Emotional rollercoaster
When your baby comes before the due date, the spectrum of new bub emotion is multiplied a thousand times over. The precious preparation time before they arrive is no longer; those weeks relatively to yourself off work, waiting and nesting.
Many new parents can feel robbed of that time, guilty that they feel robbed and not overjoyed that their bub is here, and some even feel a guilt that they weren’t able to carry to full term.
While those feelings aren’t helpful, they’re also quite common amongst parents of pre-term babies.
Make a difference
Kylie Pussell is the CEO of Miracle Babies Foundation. She’s experienced the grief and emotional struggle of a premature birth, and lost babies of her own.
In her work as a counsellor Kylie has seen friends of premmie parents not know how best to help.
Read more about premature babies:
- Everything you need to know about premature babies
- 25 helpful ways to support the family of a premature baby
- My twins were premature but I couldn’t wait to get them out
When bub arrives pre-term, there are some practical things that friends and families can offer to do, outside of the choccies and well wishes cards, that can make a life time of difference to premmie parents.
Listen to Kylie on Kinderling Conversation
Kylie’s main message is to let the parents lead you. Some parents of premmie babies find they just want to be left alone for those first days and weeks of being at home. Others really need a helping hand.
“If you’ve got family and friends around that can help at that time, that’s fantastic. We have some people that like to feel that they’re still doing all that and sometimes that’s part of them processing what they’re going through as well, so it’s really about the parents actually guiding us in the community as to what they need at that time,” Kylie says.
“It’s as simple as offering to help out, but not with a vague ‘let me know if there’s anything I can do’, because as well intentioned as it may be, it’s a phrase that translates to ‘tell me what to do and when to do it’ to a new parent.”
How to help
There are three main ways you can help.
1. Offer to do specific tasks
The reason for doing this is it removes the emotional labour of having to come up with jobs that you can help with.

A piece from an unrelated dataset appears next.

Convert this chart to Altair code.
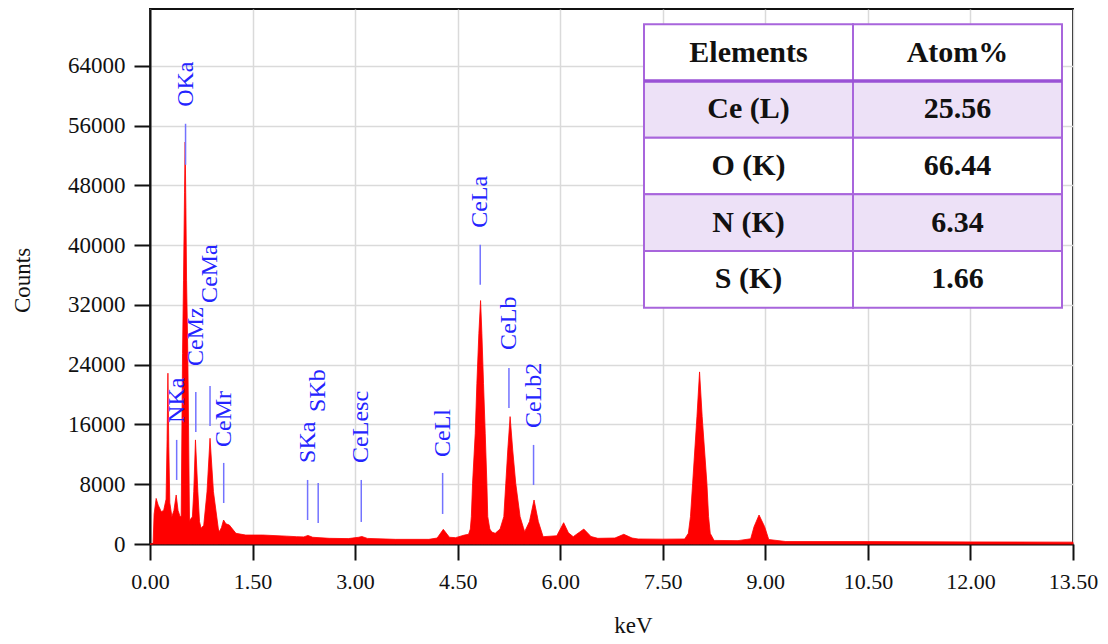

Kylie explains that there are plenty of little things you can offer to do from the hospital to home.
2. At the hospital
- Substitute a bouquet for magazines
- Bring mum some nice juices for boosting the immune system
- Make a list of good podcasts (like Kinderling Conversation!)
- Buy them an audio book
- Get them a nice scarf – sitting in an air-conditioned NICU all day can get chilly
3. At home
- Put on a load of washing, dry, fold and put away
- Clean the toilet
- Mow the lawn, water plants
- Change the bed sheets
- If this isn’t their first child, offer to babysit or take their other children to the park for an hour or two. Never underestimate the power of a cup of tea with a partner without interruption from a toddler.
- Find some good quality tiny person clothes. Premmie parents often haven’t had time to buy clothes that would fit them once they come home.
Give them space
It’s also important to remember that those first few weeks when families come home aren’t just confronting because of the stalling start they had. When parents come home they’re no longer surrounded by medical staff 24/7 to ask questions to about everything that’s worrying them.
Send up a flare to your friends! Remind them they’re loved. Who knows, they’re probably – in fact, almost definitely – going to be awake breastfeeding, changing, or lamenting the lost few weeks they didn’t get to themselves to watch bad rom-coms and do some hard core nesting.
Even if your friends are the type of parents to not accept help, or they just want to be in their own space, a trusty text message of comfort or a funny video of cats doing adorable things will never go astray.